Middletown explosion didn't register on Yale earthquake scale
The blast from Sunday's power plant explosion in Middletown, though heard by residents as far away as Mystic, "was not seismically detectable" on earthquake monitoring instruments, a geologist at Boston College's Weston Observatory said Monday.
The observatory, which tracks earthquake activity for the New England region, has one of its network of seismographs at Yale University, about 20 miles from the site of the explosion.
The monitor at Yale did not register any underground movement from the explosion, according to Michael Haggerty, a scientist at the observatory, meaning the shaking and blast noises were mainly the result of powerful sound waves traveling from the site.
Normally, Haggerty said, powerful explosions do register on the earthquake monitoring equipment when they reverberate into the ground beneath the site. It appears that in this case, however, the force of the explosion stayed mainly above ground.

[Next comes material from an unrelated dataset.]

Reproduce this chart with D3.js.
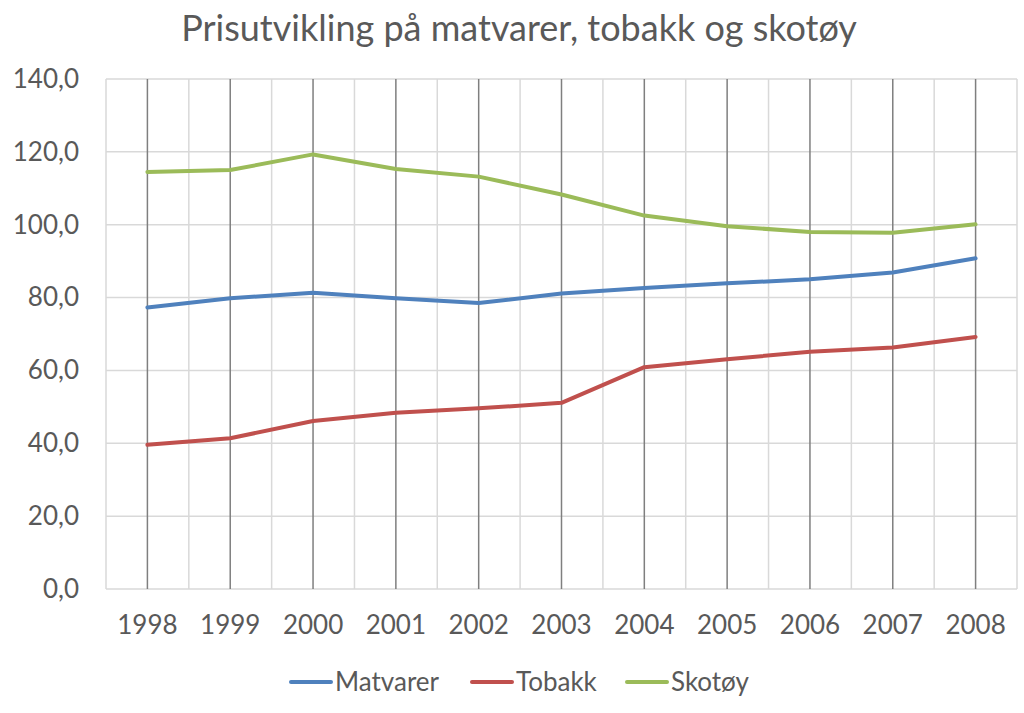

Some of the properties in the immediate vicinity of the plant probably did experience some underground shock waves that caused cracked foundations and other damage reported by homeowners, but unlike the sound waves, these did not travel a great distance, Haggerty said.
At Wesleyan University, a few miles from the site, for example, students and staff heard the blast but there was no damage to buildings, said campus spokesman David Pesci. The college sent out an all-campus e-mail Sunday informing students what had happened, and five members of campus emergency response crews helped local responders at the site, he added.
The sound of the blast-wave energy was reported by residents in towns in a wide area around the blast site and even in southeastern Connecticut communities such as Ledyard and Mystic. The reports were made to the U.S. Geological Survey and posted on a graphic on its Web site. Acoustic energy can travel curved paths and sometimes skips over certain areas depending on wind, temperature and other atmospheric and weather conditions, Haggerty noted.
"There are shadow zones," he said.
The plant was being built in an industrial zone on a 137-acre site that had once been a feldspar and pegmatite mine. Mine operations have been closed there since the 1990s.
Ralph Lewis of Lyme, retired state geologist, said the property is a relatively remote site with few homes nearby that sits in proximity to existing gas transmission and power lines. The particular geology of the area was probably not a major factor in the choice of the site, he added.
Different types of soils and rock conduct blast energy differently, Lewis noted. Shock waves that travel through bedrock cause less shaking of nearby homes and other structures than those that travel through lake clay soils, for example, he said.
The property is relatively steep and is situated along an area of the Connecticut River known as The Narrows, where the river takes a sharp bend and there is bedrock on both sides along the shore, according to information on the state Siting Council Web site.